Ralph came into the house this morning and said, "The good news is the rototiller fired up when I put fuel in the engine. The bad news is the rototiller fired up when I put fuel in the engine." Yes, yes, you know how some guys are about their gadgets. Actually, the rototiller was my gadget until Ralph discovered gardening back in Ojai.
I first used the Sears & Roebuck tiller when I moved to the Ojai Valley in 1988. My riding pal, Joyce Lathan, lent it to me so I could till up the yard at my cute little house on Riverside Road. I grew a variety of tomatoes, peppers, greens and herbs that year. Every year following that (and at all my subsequent domestiles) I hauled Joyce's rototiller over to the house in my pick-up truck and turned my soil for the coming year.
When Joyced moved out of the Ojai Valley, the rototiller became mine. Again, it chewed up virgin ground for a new garden at the trailer in the orchard on Foothill Road until BANG! The engine blew up.
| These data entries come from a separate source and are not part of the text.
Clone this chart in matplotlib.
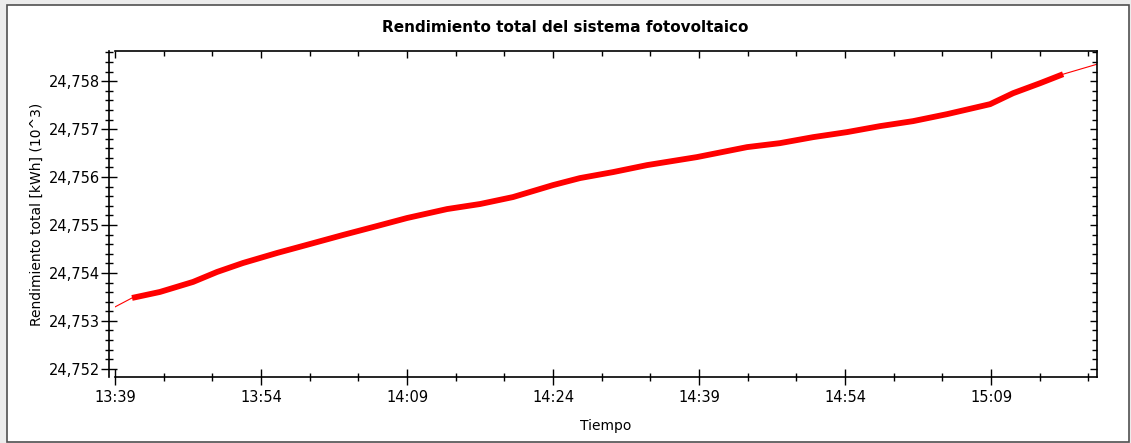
import numpy as np
import pandas as pd
import matplotlib
matplotlib.use("Agg")
import matplotlib.pyplot as plt
import matplotlib.dates as mdates
from matplotlib.ticker import MultipleLocator, FuncFormatter
from matplotlib.patches import Rectangle

# readings taken off the chart (time, total yield in 10^3 kWh)
times = ["13:39:00", "13:40:45", "13:43:37", "13:47:01", "13:49:29", "13:52:09",
         "13:55:39", "13:59:02", "14:02:25", "14:05:55", "14:09:00", "14:13:07",
         "14:16:30", "14:19:53", "14:24:00", "14:26:46", "14:30:10", "14:33:40",
         "14:38:47", "14:43:56", "14:47:19", "14:50:43", "14:54:12", "14:57:36",
         "15:00:59", "15:04:29", "15:08:54", "15:11:16", "15:14:02", "15:16:24",
         "15:19:53"]
values = [24.753292, 24.753479, 24.753604, 24.753813, 24.754021, 24.754208,
          24.754417, 24.754604, 24.754792, 24.754979, 24.755146, 24.755333,
          24.755438, 24.755583, 24.755833, 24.755979, 24.756104, 24.756250,
          24.756417, 24.756625, 24.756708, 24.756833, 24.756938, 24.757063,
          24.757167, 24.757313, 24.757521, 24.757750, 24.757958, 24.758146,
          24.758354]

title = "Rendimiento total del sistema fotovoltaico"
xlabel = "Tiempo"
ylabel = "Rendimiento total [kWh] (10^3)"

t = pd.to_datetime(["2020-01-01 " + s for s in times])
v = np.array(values)
xmin, xmax = t[0], t[-1]
ymin, ymax = 24.75183, 24.75863

fig = plt.figure(figsize=(11.31, 4.43), dpi=100)
fig.patch.set_facecolor("#ececec")
fig.patches.append(Rectangle((7 / 1131, 1 - 442 / 443), 1122 / 1131, 437 / 443,
                             transform=fig.transFigure, facecolor="white",
                             edgecolor="#505050", linewidth=1.2, zorder=-5))

rect = [115 / 1131, 1 - 377 / 443, 982 / 1131, 326 / 443]
ax = fig.add_axes(rect)
ax.set_zorder(2)

# thin line over the whole range, thick band where the samples are
ax.plot(t, v, color="red", linewidth=0.8)
ax.plot(t[1:-1], v[1:-1], color="red", linewidth=4.2, solid_capstyle="butt")

ax.set_xlim(xmin, xmax)
ax.set_ylim(ymin, ymax)

def set_locators(a):
    a.xaxis.set_major_locator(mdates.MinuteLocator(byminute=[9, 24, 39, 54]))
    a.xaxis.set_minor_locator(mdates.MinuteLocator(byminute=range(4, 60, 5)))
    a.yaxis.set_major_locator(MultipleLocator(0.001))
    a.yaxis.set_minor_locator(MultipleLocator(0.0002))

set_locators(ax)
ax.xaxis.set_major_formatter(mdates.DateFormatter("%H:%M"))
ax.yaxis.set_major_formatter(FuncFormatter(lambda y, p: f"{y:.3f}".replace(".", ",")))

ax.tick_params(which="major", direction="inout", length=11, width=1,
               labelsize=10.5, top=False, right=False)
ax.tick_params(axis="y", which="major", pad=1.5)
ax.tick_params(axis="x", which="major", pad=4)
ax.tick_params(which="minor", direction="inout", length=6, width=1,
               top=False, right=False)
ax.spines["left"].set_position(("outward", 4))
for sp in ax.spines.values():
    sp.set_linewidth(1.2)

# inward ticks on the top and right edges
ax2 = fig.add_axes(rect, facecolor="none", sharex=ax, sharey=ax)
ax2.set_zorder(3)
for sp in ax2.spines.values():
    sp.set_visible(False)
ax2.tick_params(which="both", direction="in", bottom=False, left=False,
                top=True, right=True, labelbottom=False, labelleft=False)
ax2.tick_params(which="major", length=5, width=1)
ax2.tick_params(which="minor", length=3.5, width=1)

fig.text(0.5, 1 - 28 / 443, title, ha="center", va="center",
         fontsize=11, fontweight="bold")
ax.set_xlabel(xlabel, fontsize=10, labelpad=10)
ax.set_ylabel(ylabel, fontsize=10, labelpad=3)

fig.savefig("out.png", dpi=100, facecolor=fig.get_facecolor())
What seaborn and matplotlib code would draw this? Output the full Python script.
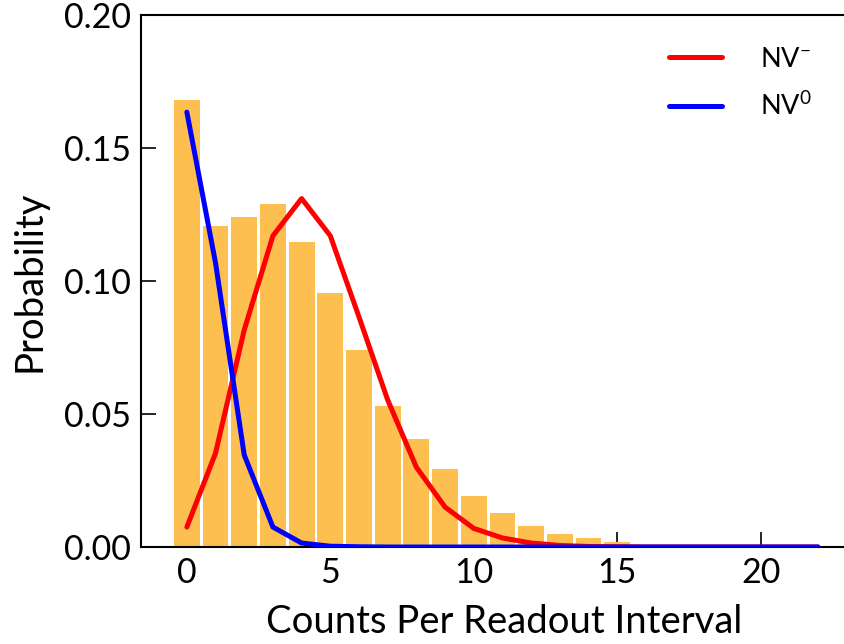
import numpy as np
import pandas as pd
import matplotlib
matplotlib.use("Agg")
import matplotlib.pyplot as plt
import seaborn as sns

counts = list(range(23))
hist_prob = [0.168, 0.1205, 0.124, 0.129, 0.1148, 0.0955, 0.074, 0.053, 0.0406,
             0.0293, 0.0192, 0.0128, 0.0079, 0.0049, 0.0034, 0.0019, 0.0008,
             0.0004, 0.0002, 0.0001, 0.0001, 0.0, 0.0]
nv_minus = [0.0075, 0.0353, 0.0816, 0.117, 0.131, 0.117, 0.0865, 0.0553, 0.030,
            0.015, 0.007, 0.0034, 0.0015, 0.0006, 0.0002, 0.0001, 0.0, 0.0,
            0.0, 0.0, 0.0, 0.0, 0.0]
nv_zero = [0.1635, 0.1068, 0.0346, 0.0075, 0.0015, 0.0003, 0.0001, 0.0, 0.0,
           0.0, 0.0, 0.0, 0.0, 0.0, 0.0, 0.0, 0.0, 0.0, 0.0, 0.0, 0.0, 0.0, 0.0]
series_labels = ["NV$^{-}$", "NV$^{0}$"]

sns.set_style("white")
plt.rcParams['font.family'] = ['Lato', 'DejaVu Sans']
plt.rcParams['mathtext.fontset'] = 'custom'
plt.rcParams['mathtext.rm'] = 'Lato'
plt.rcParams['mathtext.it'] = 'Lato:italic'
for k in ['text.color', 'axes.labelcolor', 'xtick.color', 'ytick.color']:
    plt.rcParams[k] = 'black'

fig = plt.figure(figsize=(8.44, 6.44), dpi=100)
ax = fig.add_axes([0.167, 0.1506, 0.86, 0.8261])

df = pd.DataFrame({"counts": counts, "prob": hist_prob,
                   "nvm": nv_minus, "nv0": nv_zero})

sns.barplot(data=df, x="counts", y="prob", native_scale=True, width=0.9,
            color="#FDBF50", saturation=1, ax=ax, zorder=1, edgecolor="none")
sns.lineplot(data=df, x="counts", y="nvm", color="red", lw=3.6, ax=ax,
             label=series_labels[0], zorder=3)
sns.lineplot(data=df, x="counts", y="nv0", color="blue", lw=3.6, ax=ax,
             label=series_labels[1], zorder=3)

ax.set_xlim(-1.6, 23.7)
ax.set_ylim(0, 0.2)
ax.set_xticks([0, 5, 10, 15, 20])
ax.set_yticks([0, 0.05, 0.10, 0.15, 0.20])
ax.set_yticklabels(["0.00", "0.05", "0.10", "0.15", "0.20"])
ax.set_xlabel("Counts Per Readout Interval", fontsize=27.5, labelpad=11)
ax.set_ylabel("Probability", fontsize=27.5, labelpad=12)
ax.tick_params(axis="both", direction="in", length=11, width=1.2,
               labelsize=24.5, pad=7, bottom=True, left=True)
for s in ax.spines.values():
    s.set_linewidth(1.5)
    s.set_color("black")

leg = ax.legend(loc="upper right", bbox_to_anchor=(0.924, 0.94), frameon=False,
                fontsize=19.5, handlelength=1.95, handletextpad=1.4,
                labelspacing=0.75, borderpad=0, borderaxespad=0)

fig.savefig("out.png", dpi=100)
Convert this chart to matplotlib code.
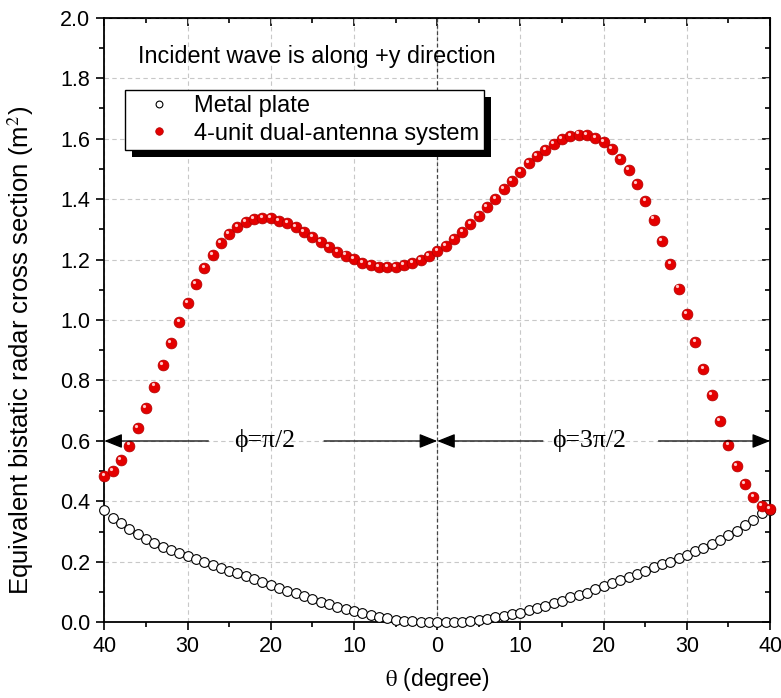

By then, Ralph & I were together and you know how he's loathe to let anything go to waste. "All it needs is a little Briggs & Straton engine and it will be good as new," he said.
That evening, the local newspaper advertised that the city was having an auction of all it's old equipment. "I bet there's going to be lots of engines there," said Ralph and we were at the city garage at the appointed auction time later that week.
Sure enough, there sat two landscaping edgers, their blades chewed beyond repair. "Those are the exact same engine that was on the rototiller," pointed out Ralph. Withour bidder number in hand, we were the only people to want the edgers. The city sold them both to us for $5. Back to the orchard we went where Ralph promptly dismantled the equipment, saving only the useful parts. By the next day, the tines on the tiller were again turning.
That's been over ten years ago. The same engine is still on the tiller and it's broken ground for four new gardens here at the farm and continued to power through the soil year after year. And there's still a spare engine tucked away in the barn for the day that this engine gives out.